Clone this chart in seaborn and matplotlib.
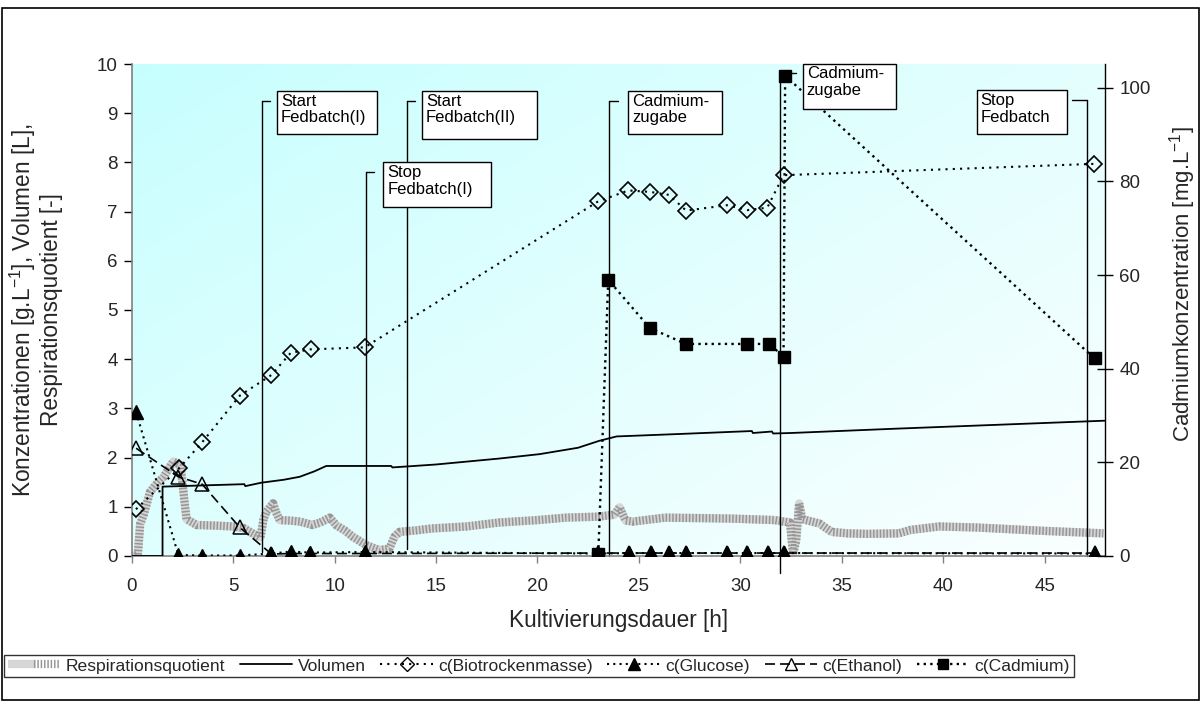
import numpy as np
import matplotlib
matplotlib.use("Agg")
import matplotlib.pyplot as plt
from matplotlib.lines import Line2D
from matplotlib.patches import Rectangle
from matplotlib.legend_handler import HandlerTuple
import seaborn as sns

sns.set_theme(style="white")
plt.rcParams["font.family"] = ["Liberation Sans", "DejaVu Sans"]
plt.rcParams["mathtext.fontset"] = "custom"
plt.rcParams["mathtext.rm"] = "Liberation Sans"
plt.rcParams["mathtext.it"] = "Liberation Sans:italic"
plt.rcParams["mathtext.bf"] = "Liberation Sans:bold"

# ---- measured series ------------------------------------------------------
rq_time = [0.0, 0.3, 0.42, 0.6, 0.9, 1.2, 1.56, 2.05, 2.4, 2.54, 2.7, 3.2, 4.0, 5.0, 5.5,
           6.0, 6.35, 6.5, 6.64, 6.97, 7.1, 7.3, 7.8, 8.3, 8.9, 9.3, 9.76, 10.1, 10.5,
           10.9, 11.56, 12.2, 12.7, 12.95, 13.2, 14.0, 14.8, 16.5, 18.1, 20.0, 21.4,
           23.0, 23.8, 24.05, 24.2, 24.35, 24.7, 26.3, 28.0, 29.6, 31.7, 32.45, 32.6,
           32.75, 32.9, 33.05, 33.9, 34.5, 35.3, 36.2, 37.8, 38.4, 39.8, 41.6, 45.0, 47.9]
rq_value = [0.0, 0.02, 0.65, 0.85, 1.3, 1.45, 1.6, 1.92, 1.85, 1.34, 0.75, 0.63, 0.62, 0.6,
            0.57, 0.45, 0.38, 0.75, 0.9, 1.07, 0.9, 0.73, 0.72, 0.7, 0.63, 0.68, 0.78, 0.62,
            0.52, 0.39, 0.22, 0.12, 0.15, 0.39, 0.49, 0.52, 0.56, 0.6, 0.68, 0.73, 0.78,
            0.8, 0.84, 0.99, 0.85, 0.72, 0.7, 0.78, 0.77, 0.76, 0.73, 0.68, 0.05, 0.3,
            1.07, 0.75, 0.66, 0.49, 0.46, 0.45, 0.46, 0.53, 0.6, 0.58, 0.51, 0.46]

vol_time = [0.0, 1.52, 1.52, 5.55, 5.6, 6.39, 7.5, 8.28, 9.0, 9.59, 12.79, 12.85, 15.0,
            18.1, 20.1, 22.0, 23.04, 23.9, 27.0, 30.57, 30.62, 31.56, 31.62, 32.5, 37.8, 47.95]
vol_value = [0.0, 0.0, 1.41, 1.46, 1.42, 1.49, 1.55, 1.61, 1.72, 1.83, 1.83, 1.8, 1.86,
             1.98, 2.07, 2.2, 2.34, 2.43, 2.48, 2.54, 2.5, 2.53, 2.49, 2.5, 2.59, 2.75]

btm_time = [0.21, 2.33, 3.47, 5.33, 6.89, 7.84, 8.82, 11.48, 23.0, 24.48, 25.56, 26.48,
            27.33, 29.35, 30.35, 31.33, 32.13, 47.42]
btm_value = [0.95, 1.78, 2.31, 3.26, 3.68, 4.13, 4.2, 4.24, 7.21, 7.43, 7.4, 7.34, 7.02,
             7.13, 7.03, 7.08, 7.74, 7.97]

sample_time = [0.22, 2.3, 3.47, 5.33, 6.89, 7.84, 8.8, 11.5, 23.0, 24.52, 25.58, 26.48,
               27.33, 29.35, 30.35, 31.36, 32.14, 47.46]
glc_value = [2.92, 0.02, 0.01, 0.01, 0.05, 0.09, 0.07, 0.08, 0.05, 0.06, 0.06, 0.06, 0.06,
             0.06, 0.06, 0.06, 0.06, 0.05]
eth_value = [2.19, 1.61, 1.46, 0.58, 0.04, 0.05, 0.05, 0.05, 0.06, 0.06, 0.06, 0.06, 0.06,
             0.06, 0.06, 0.06, 0.06, 0.06]

cd_time = [23.0, 23.49, 25.54, 27.31, 30.35, 31.43, 32.13, 32.21, 47.46]
cd_value = [0.4, 59.0, 48.7, 45.3, 45.3, 45.3, 42.6, 102.6, 42.2]

# process events (time in h)
event_labels = ["Start\nFedbatch(I)", "Stop\nFedbatch(I)", "Start\nFedbatch(II)",
                "Cadmium-\nzugabe", "Cadmium-\nzugabe", "Stop\nFedbatch"]
event_time = [6.4, 11.55, 13.55, 23.55, 31.95, 47.1]

x_ticks = [0, 5, 10, 15, 20, 25, 30, 35, 40, 45]
y_ticks = list(range(0, 11))
y2_ticks = [0, 20, 40, 60, 80, 100]

# callout geometry: line top / bottom, stub end, box (left, right, top, bottom)
ev_top = [9.25, 7.81, 9.25, 9.25, 9.82, 9.27]
ev_bottom = [0.09, 0.0, 0.15, 0.0, -0.35, 0.0]
ev_stub = [6.8, 11.95, 13.95, 23.95, 32.75, 46.35]
ev_box = [(7.16, 12.07, 9.46, 8.57), (12.40, 17.70, 8.01, 7.10), (14.30, 19.97, 9.46, 8.47),
          (24.46, 29.11, 9.46, 8.58), (33.07, 37.65, 10.01, 9.09), (41.65, 46.12, 9.47, 8.58)]

# ---- figure ---------------------------------------------------------------
fig = plt.figure(figsize=(12.01, 7.04), dpi=100)
fig.patch.set_facecolor("white")
ax = fig.add_axes([0.10966, 0.21023, 0.8108, 0.69886])
ax2 = ax.twinx()

# diagonal cyan-to-white gradient in the plot area
ny, nx = 200, 300
gx, gy = np.meshgrid(np.linspace(0, 1, nx), np.linspace(0, 1, ny))
t = np.clip(0.55 * gx + 0.45 * gy, 0, 1) ** 0.9
c0 = np.array([198, 254, 254]) / 255.0
c1 = np.array([250, 255, 255]) / 255.0
img = c0 + (c1 - c0) * t[..., None]
ax.imshow(img, extent=[0, 1, 0, 1], transform=ax.transAxes, aspect="auto",
          zorder=0, interpolation="bilinear")

# respiration quotient: wide stippled grey band
RQ_BASE = dict(color="#d6d6d6", linewidth=6.0, solid_capstyle="butt", solid_joinstyle="round")
RQ_DOTS = dict(color="#969696", linewidth=6.0, linestyle=(0, (0.18, 0.22)),
               dash_capstyle="butt")
sns.lineplot(x=rq_time, y=rq_value, ax=ax, estimator=None, sort=False, zorder=2, **RQ_BASE)
sns.lineplot(x=rq_time, y=rq_value, ax=ax, estimator=None, sort=False, zorder=2.1, **RQ_DOTS)

# volume
sns.lineplot(x=vol_time, y=vol_value, ax=ax, estimator=None, sort=False,
             color="black", linewidth=1.3, zorder=3)

# event markers (vertical lines with short stubs)
for tt, top, bot, stub in zip(event_time, ev_top, ev_bottom, ev_stub):
    ax.plot([tt, tt], [bot, top], color="black", linewidth=1.0, zorder=2.5, clip_on=False)
    ax.plot([tt, stub], [top, top], color="black", linewidth=1.0, zorder=2.5, clip_on=False)

# ethanol
sns.lineplot(x=sample_time, y=eth_value, ax=ax, estimator=None, sort=False,
             color="black", linewidth=1.2, linestyle=(0, (6, 3)),
             marker="^", markersize=10, markerfacecolor="none",
             markeredgecolor="black", markeredgewidth=1.1, zorder=4)
# glucose
sns.lineplot(x=sample_time, y=glc_value, ax=ax, estimator=None, sort=False,
             color="black", linewidth=1.5, linestyle=(0, (1, 2)),
             marker="^", markersize=10, markerfacecolor="black",
             markeredgecolor="black", markeredgewidth=1.0, zorder=5)
# dry biomass
sns.lineplot(x=btm_time, y=btm_value, ax=ax, estimator=None, sort=False,
             color="black", linewidth=1.5, linestyle=(0, (1, 2.5)),
             marker="D", markersize=8, markerfacecolor="none",
             markeredgecolor="black", markeredgewidth=1.2, zorder=6)

# cadmium on the secondary axis
sns.lineplot(x=cd_time, y=cd_value, ax=ax2, estimator=None, sort=False,
             color="black", linewidth=1.7, linestyle=(0, (1, 1.8)),
             marker="s", markersize=8, markerfacecolor="black",
             markeredgecolor="black", markeredgewidth=1.0, zorder=5)

# event text boxes
for lab, (x0, x1, y0, y1) in zip(event_labels, ev_box):
    ax2.add_patch(Rectangle((x0, y1), x1 - x0, y0 - y1, transform=ax.transData,
                            facecolor="white", edgecolor="black", linewidth=1.0,
                            zorder=9, clip_on=False))
    ax2.text(x0 + 0.2, y0 - 0.06, lab, transform=ax.transData, ha="left", va="top",
             fontsize=12, color="black", linespacing=1.15, zorder=10)

# ---- axes styling -----------------------------------------------------------
ax.set_xlim(0, 48)
ax.set_ylim(0, 10)
ax2.set_ylim(0, 105.1)
ax.set_xticks(x_ticks)
ax.set_yticks(y_ticks)
ax2.set_yticks(y2_ticks)
ax.set_xticklabels([str(v) for v in x_ticks])
ax.set_yticklabels([str(v) for v in y_ticks])
ax2.set_yticklabels([str(v) for v in y2_ticks])

for a in (ax, ax2):
    a.grid(False)
    a.spines["top"].set_visible(False)
ax2.patch.set_visible(False)
ax.spines["right"].set_visible(False)
ax2.spines["left"].set_visible(False)
ax2.spines["bottom"].set_visible(False)
ax.spines["left"].set_color("#808080")
ax.spines["bottom"].set_color("#808080")
ax2.spines["right"].set_color("black")
for s in ("left", "bottom"):
    ax.spines[s].set_linewidth(1.2)
ax2.spines["right"].set_linewidth(1.0)

ax.tick_params(axis="y", direction="out", length=6, width=1, color="black",
               labelsize=13.5, pad=4, left=True)
ax.tick_params(axis="x", direction="out", length=5, width=1, color="#808080",
               labelsize=13.5, pad=11, bottom=True)
ax2.tick_params(axis="y", direction="inout", length=12, width=1, color="black",
                labelsize=13.5, pad=4, right=True)

ax.set_xlabel("Kultivierungsdauer [h]", fontsize=16.3)
ax.xaxis.set_label_coords(0.5, -0.108)
ax.set_ylabel("Konzentrationen [g.L$^{\\mathrm{-1}}$], Volumen [L],\nRespirationsquotient [-]",
              fontsize=16.3, linespacing=1.1)
ax.yaxis.set_label_coords(-0.071, 0.5)
ax2.set_ylabel("Cadmiumkonzentration [mg.L$^{\\mathrm{-1}}$]", fontsize=16)
ax2.yaxis.set_label_coords(1.0635, 0.553)

# ---- legend -----------------------------------------------------------------
h_rq = (Line2D([], [], **RQ_BASE), Line2D([], [], **RQ_DOTS))
h_vol = Line2D([], [], color="black", linewidth=1.3)
h_btm = Line2D([], [], color="black", linewidth=1.5, linestyle=(0, (1, 2.5)), marker="D",
               markersize=7, markerfacecolor="none", markeredgecolor="black")
h_glc = Line2D([], [], color="black", linewidth=1.5, linestyle=(0, (1, 2)), marker="^",
               markersize=8, markerfacecolor="black", markeredgecolor="black")
h_eth = Line2D([], [], color="black", linewidth=1.2, linestyle=(0, (6, 3)), marker="^",
               markersize=9, markerfacecolor="none", markeredgecolor="black")
h_cd = Line2D([], [], color="black", linewidth=1.7, linestyle=(0, (1, 1.8)), marker="s",
              markersize=7, markerfacecolor="black", markeredgecolor="black")
leg_labels = ["Respirationsquotient", "Volumen", "c(Biotrockenmasse)", "c(Glucose)",
              "c(Ethanol)", "c(Cadmium)"]
leg = fig.legend([h_rq, h_vol, h_btm, h_glc, h_eth, h_cd], leg_labels,
                 loc="center", bbox_to_anchor=(0.4488, 0.054), ncol=6, frameon=True,
                 fancybox=False, edgecolor="black", fontsize=12.6, handlelength=3.0,
                 columnspacing=0.84, handletextpad=0.3, borderpad=0.2,
                 handler_map={tuple: HandlerTuple(ndivide=None, pad=0)})
leg.get_frame().set_linewidth(1.0)
leg.get_frame().set_facecolor("white")

# outer frame
fig.patches.append(Rectangle((0.0015, 0.006), 0.997, 0.9826, transform=fig.transFigure,
                             fill=False, edgecolor="black", linewidth=1.2))

fig.savefig("out.png", dpi=100)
- - - -
:: Task requirements ::
Quote, exactly and only, the lines from the first line of the data above through the line containing "0.58, 0.51, 0.46]". The pictures do not belong in it.

:: Reply ::
Clone this chart in seaborn and matplotlib.
import numpy as np
import matplotlib
matplotlib.use("Agg")
import matplotlib.pyplot as plt
from matplotlib.lines import Line2D
from matplotlib.patches import Rectangle
from matplotlib.legend_handler import HandlerTuple
import seaborn as sns

sns.set_theme(style="white")
plt.rcParams["font.family"] = ["Liberation Sans", "DejaVu Sans"]
plt.rcParams["mathtext.fontset"] = "custom"
plt.rcParams["mathtext.rm"] = "Liberation Sans"
plt.rcParams["mathtext.it"] = "Liberation Sans:italic"
plt.rcParams["mathtext.bf"] = "Liberation Sans:bold"

# ---- measured series ------------------------------------------------------
rq_time = [0.0, 0.3, 0.42, 0.6, 0.9, 1.2, 1.56, 2.05, 2.4, 2.54, 2.7, 3.2, 4.0, 5.0, 5.5,
           6.0, 6.35, 6.5, 6.64, 6.97, 7.1, 7.3, 7.8, 8.3, 8.9, 9.3, 9.76, 10.1, 10.5,
           10.9, 11.56, 12.2, 12.7, 12.95, 13.2, 14.0, 14.8, 16.5, 18.1, 20.0, 21.4,
           23.0, 23.8, 24.05, 24.2, 24.35, 24.7, 26.3, 28.0, 29.6, 31.7, 32.45, 32.6,
           32.75, 32.9, 33.05, 33.9, 34.5, 35.3, 36.2, 37.8, 38.4, 39.8, 41.6, 45.0, 47.9]
rq_value = [0.0, 0.02, 0.65, 0.85, 1.3, 1.45, 1.6, 1.92, 1.85, 1.34, 0.75, 0.63, 0.62, 0.6,
            0.57, 0.45, 0.38, 0.75, 0.9, 1.07, 0.9, 0.73, 0.72, 0.7, 0.63, 0.68, 0.78, 0.62,
            0.52, 0.39, 0.22, 0.12, 0.15, 0.39, 0.49, 0.52, 0.56, 0.6, 0.68, 0.73, 0.78,
            0.8, 0.84, 0.99, 0.85, 0.72, 0.7, 0.78, 0.77, 0.76, 0.73, 0.68, 0.05, 0.3,
            1.07, 0.75, 0.66, 0.49, 0.46, 0.45, 0.46, 0.53, 0.6, 0.58, 0.51, 0.46]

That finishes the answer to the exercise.